If the foreign minister’s crusade were sincere, it would have to include the same demand by all the independent media censored on Cuban servers, such as 14ymedio and many others; an exhortation for the immediate release of Yoan de la Cruz, who broadcast the first protests in San Antonio de los Baños on July 11th (11J) through Facebook with his mobile phone, and an energetic demand for the Cuban authorities to eliminate the prohibition on traveling outside the country* that weighs on so many reporters.
If these declarations by Rodríguez were not “pure theater,” as the popular song says, the minister would be in front of the International Press Center right now raising his voice so that the blackmail and pressure against foreign correspondents based on the island would cease. They would also be notably present in the Ministry of Justice, provincial courts, and police stations every time a citizen was questioned by State Security, fined, or had their technological devices confiscated for spreading news that the regime did not like.

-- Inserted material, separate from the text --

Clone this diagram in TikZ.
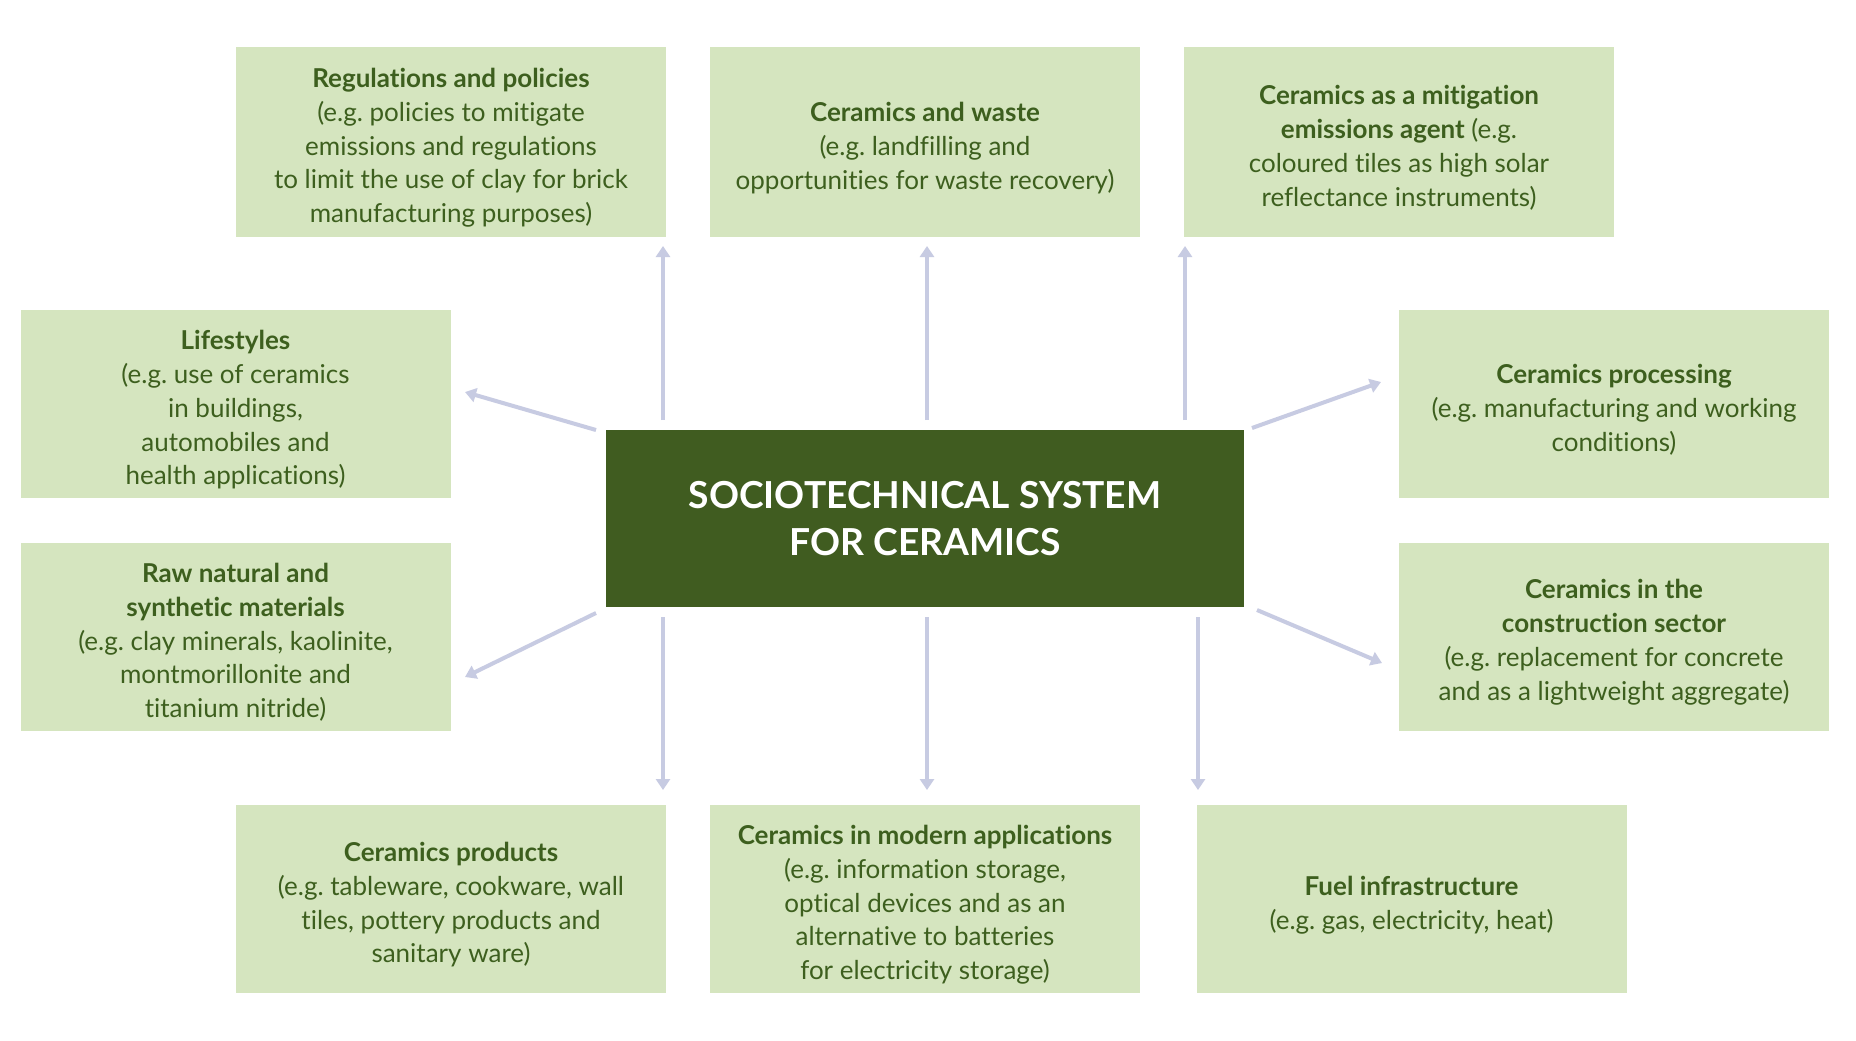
\documentclass[tikz,border=0pt]{standalone}
\usepackage{fontspec}
\setmainfont{Lato}[Ligatures=NoCommon]
\usetikzlibrary{arrows.meta}
\definecolor{boxfill}{HTML}{D5E5BF}
\definecolor{txtgreen}{HTML}{3D5F1E}
\definecolor{darkgreen}{HTML}{405C20}
\definecolor{arrowcol}{HTML}{C7CBE2}
\newcommand\tp{\rule{0pt}{15.5pt}}
\frenchspacing
\begin{document}
\begin{tikzpicture}[x=0.5pt,y=-0.5pt,
  box/.style={fill=boxfill, draw=none, minimum width=215pt, minimum height=95pt, align=center, text=txtgreen, font=\fontsize{13}{16.9}\selectfont\frenchspacing, inner sep=0pt},
  sidebox/.style={box, minimum height=94pt},
  core/.style={fill=darkgreen, draw=none, minimum width=319pt, minimum height=88.5pt, align=center, text=white, font=\fontsize{18.6}{23.5}\selectfont\bfseries, inner sep=0pt},
  arr/.style={draw=arrowcol, line width=2pt, -{Triangle[length=5.5pt,width=7pt]}}]
\useasboundingbox[fill=white] (0,0) rectangle (1856,1040);

\node[core] (c) at (925,518.5) {SOCIOTECHNICAL SYSTEM\\FOR CERAMICS};

\node[box] (reg) at (451,142) {\tp\textbf{Regulations and policies}\\(e.g. policies to mitigate\\emissions and regulations\\to limit the use of clay for brick\\manufacturing purposes)};
\node[box] (waste) at (925,142) {\tp\textbf{Ceramics and waste}\\(e.g. landfilling and\\opportunities for waste recovery)};
\node[box] (mitig) at (1399,142) {\tp\textbf{Ceramics as a mitigation}\\\textbf{emissions agent} (e.g.\\coloured tiles as high solar\\reflectance instruments)};

\node[sidebox] (life) at (235.5,404) {\tp\textbf{Lifestyles}\\(e.g. use of ceramics\\in buildings,\\automobiles and\\health applications)};
\node[sidebox] (raw) at (235.5,636.5) {\tp\textbf{Raw natural and}\\\textbf{synthetic materials}\\(e.g. clay minerals, kaolinite,\\montmorillonite and\\titanium nitride)};
\node[sidebox] (proc) at (1614,404) {\tp\textbf{Ceramics processing}\\(e.g. manufacturing and working\\conditions)};
\node[sidebox] (constr) at (1614,636.5) {\tp\textbf{Ceramics in the}\\\textbf{construction sector}\\(e.g. replacement for concrete\\and as a lightweight aggregate)};

\node[sidebox] (prod) at (451,899) {\tp\textbf{Ceramics products}\\(e.g. tableware, cookware, wall\\tiles, pottery products and\\sanitary ware)};
\node[sidebox] (modern) at (925,899) {\tp\textbf{Ceramics in modern applications}\\(e.g. information storage,\\optical devices and as an\\alternative to batteries\\for electricity storage)};
\node[sidebox] (fuel) at (1411.5,899) {\tp\textbf{Fuel infrastructure}\\(e.g. gas, electricity, heat)};

% arrow end points
\coordinate (u1s) at (663,420);  \coordinate (u1e) at (663,246);
\coordinate (u2s) at (927,420);  \coordinate (u2e) at (927,246);
\coordinate (u3s) at (1185,420); \coordinate (u3e) at (1185,246);
\coordinate (d1s) at (663,617);  \coordinate (d1e) at (663,790);
\coordinate (d2s) at (927,617);  \coordinate (d2e) at (927,790);
\coordinate (d3s) at (1198,617); \coordinate (d3e) at (1198,790);
\coordinate (l1s) at (596,430);  \coordinate (l1e) at (465,392);
\coordinate (l2s) at (596,613);  \coordinate (l2e) at (465,677);
\coordinate (r1s) at (1252,428); \coordinate (r1e) at (1381,382);
\coordinate (r2s) at (1257,610); \coordinate (r2e) at (1382,663);

\draw[arr] (u1s) -- (u1e);
\draw[arr] (u2s) -- (u2e);
\draw[arr] (u3s) -- (u3e);
\draw[arr] (d1s) -- (d1e);
\draw[arr] (d2s) -- (d2e);
\draw[arr] (d3s) -- (d3e);
\draw[arr] (l1s) -- (l1e);
\draw[arr] (l2s) -- (l2e);
\draw[arr] (r1s) -- (r1e);
\draw[arr] (r2s) -- (r2e);
\end{tikzpicture}
\end{document}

Not to mention the activism that the face of Cuban diplomacy could display to promote legislation that allows and safeguards the existence of media outlets that are not subordinate to the Communist Party of Cuba; to promote their essential participation in campaigns that protect the journalistic union from abuses and repressions; and the fiery diatribe that he would pronounce in front of the microphones demanding the right for the audience to be able to choose which newspaper to read, which channel to tune in to or which radio program to listen to.

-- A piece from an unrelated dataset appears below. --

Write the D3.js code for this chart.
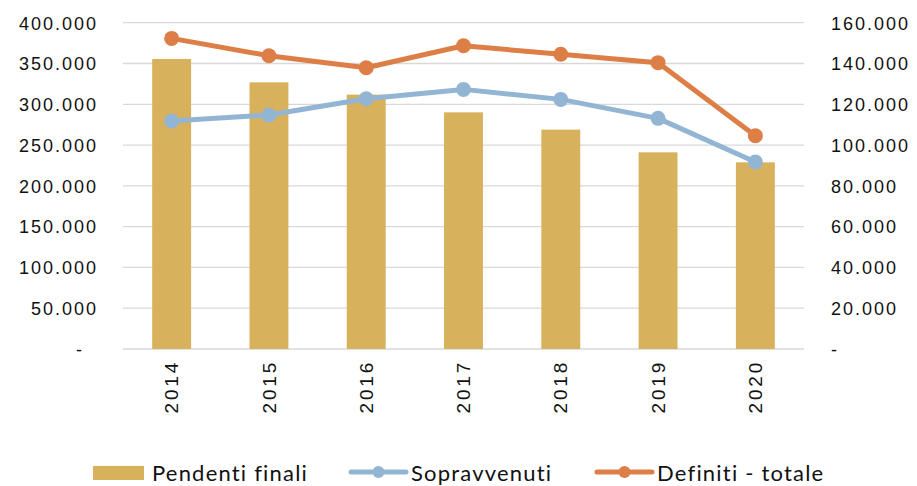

Bruno Rodríguez should do all this and more to bring his compatriots closer to the freedom of the press that he demands so much for others. But his tantrums, we already know, are designed for an outdoor setting, where he plays the character of the democratic chancellor who can’t sleep every time a journalist is silenced. His statements are not written to reach our ears, but to ingratiate himself with Putin and to annoy Europe and the United States.
He doesn’t even care about us. In his eyes we do not deserve access to another speech that is not his… the one that someone writes behind the curtain.